The distinction "stale data acceptable / stale data dangerous" is a business decision, not a technical one. It needs to be made per domain, per endpoint, and documented explicitly in the code — not left to the judgment of whoever adds a fallback "to make it work".

sony/gobreaker vs rolling your own

The github.com/sony/gobreaker library is the Go reference for circuit breakers. It's battle-tested, well-documented, and covers cases the implementation above ignores: sliding window counting, state-change callbacks, configurable success/failure conditions.

import "github.com/sony/gobreaker"

cb := gobreaker.NewCircuitBreaker(gobreaker.Settings{
    Name:        "binance-orderbook",
    MaxRequests: 1,                      // probes in HalfOpen
    Interval:    10 * time.Second,       // counting window
    Timeout:     30 * time.Second,       // Open state duration
    ReadyToTrip: func(counts gobreaker.Counts) bool {
        return counts.ConsecutiveFailures >= 5
    },
    OnStateChange: func(name string, from, to gobreaker.State) {
        slog.Info("circuit breaker state change",
            "name", name, "from", from, "to", to)
    },
})

The hand-rolled implementation covers 90% of needs with no dependency. gobreaker is worth the import if you need the sliding window (to avoid a burst of 5 errors in 1 second opening the circuit when the overall error rate is low) or state-change callbacks to feed Prometheus metrics.

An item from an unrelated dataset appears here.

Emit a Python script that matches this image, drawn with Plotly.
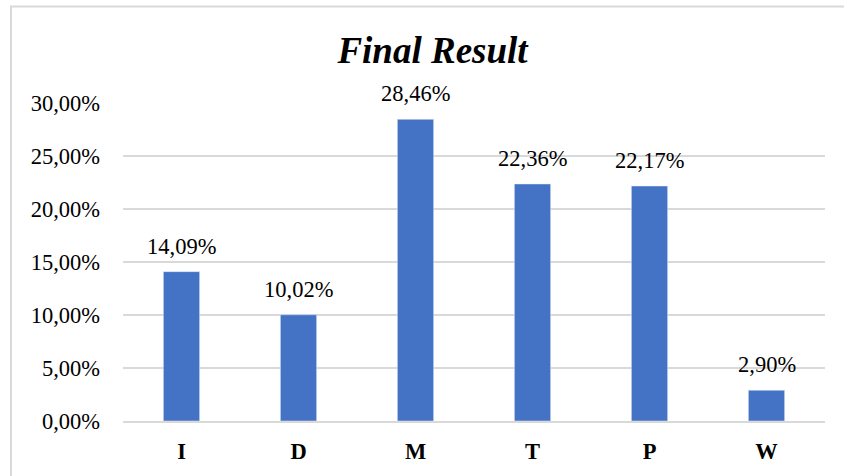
import plotly.graph_objects as go

categories = ["I", "D", "M", "T", "P", "W"]
values = [14.09, 10.02, 28.46, 22.36, 22.17, 2.90]
tick_vals = [0, 5, 10, 15, 20, 25, 30]

labels = [f"{v:.2f}%".replace(".", ",") for v in values]
tick_text = [f"{v:.2f}%".replace(".", ",") for v in tick_vals]

L, R, T, B = 123, 19, 103, 53
W, H = 844, 476
pw, ph = W - L - R, H - T - B
FS = 22.5

fig = go.Figure(go.Bar(
    x=categories, y=values,
    marker=dict(color="#4472C4"), cliponaxis=False, width=0.31,
))

for c, v, t in zip(categories, values, labels):
    fig.add_annotation(x=c, y=v, text=t, showarrow=False, yanchor="bottom",
                       yshift=11, font=dict(family="Liberation Serif", size=FS, color="#000000"))

fig.update_layout(
    width=W, height=H, margin=dict(l=L, r=R, t=T, b=B),
    paper_bgcolor="white", plot_bgcolor="white",
    showlegend=False,
    title=dict(text="<b><i>Final Result</i></b>", x=432.5 / W, xanchor="center",
               y=1 - 50 / H, yanchor="middle",
               font=dict(family="Liberation Serif", size=37, color="#000000")),
    xaxis=dict(tickfont=dict(family="Liberation Serif", size=FS, color="#000000"),
               tickprefix="<b>", ticksuffix="</b>", showline=True, linecolor="#d9d9d9",
               linewidth=2, ticks="", showgrid=False, ticklabelstandoff=9),
    yaxis=dict(range=[0, 30], tickmode="array", tickvals=tick_vals, ticktext=tick_text,
               tickfont=dict(family="Liberation Serif", size=FS, color="#000000"),
               showgrid=True, gridcolor="#d9d9d9", gridwidth=1.5, zeroline=False,
               ticklabelstandoff=22, showline=False),
)

fig.add_shape(type="rect", xref="paper", yref="paper",
              x0=(11 - L) / pw, x1=1.2, y0=-0.5, y1=(H - B - 6) / ph,
              line=dict(color="#d9d9d9", width=2), fillcolor="rgba(0,0,0,0)", layer="below")

fig.write_html("out.html")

For a service consuming 2-3 exchanges with predictable error patterns, the hand-rolled version is more readable and easier to adapt. For a platform managing 20 exchanges with SLA dashboards, gobreaker is the right call.

Key takeaway

The real cost of a Binance maintenance window without a circuit breaker isn't the 18,000 lost requests — it's the silent degradation. Accumulating goroutines don't produce an immediate error. Memory climbs slowly. The service stays "up" as far as health checks are concerned, but it's dying.

Circuit breaker + retry + timeout are three distinct mechanisms protecting against three different classes of problems: sustained outages, transient errors, and stalled connections. All three together form a resilience layer that leaves your service indifferent to exchange incidents.

The fallback decision is the only one requiring genuine thought. Technical code can be copied. Deciding whether a 5-minute-old order book is acceptable in your business context — that's something nobody else can decide for you.